The most widely distributed and recognized book in this Christian nation was the first to be transcribed: The Bible.
This allowed the many copyists in monasteries to learn the alphabet, and they acted as network for disseminating Christianity, and thereby strengthening Armenian identity. This transmission of a culture and a religion made it possible for the identity of a civilisation remain intact despite the vicissitudes of history.
The texts were at first, for the most part, religious, biblical (The Bible—Gospels) or liturgical (Lectionaries—Hymnaries—Psalms—Homiliaries, etc.).
From the end of the 9th century, there was an increase in the amount of manuscript works produced, propagating the faith of a people through this fundamental medium which is writing: it is the union of the written word and religion that allowed this people to survive, despite the lack of an organised state.

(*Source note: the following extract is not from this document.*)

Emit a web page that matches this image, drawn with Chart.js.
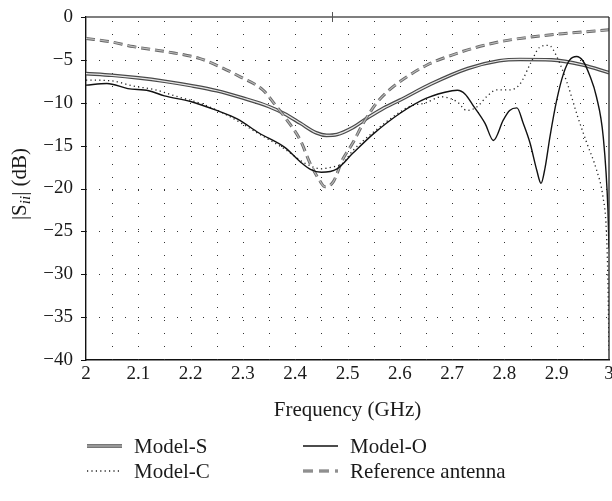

To embellish the written word, painters assisted the scribes, and it is in books that we find the best expression of Armenian pictorial art.
The Armenian book was printed in 1511, but manuscripts had such a predominant role that, unlike other countries, book printing in Armenia did not fully develop until the 18th century and it was not until the 19th century that it reached the stage where it could actually replace the work performed by hand.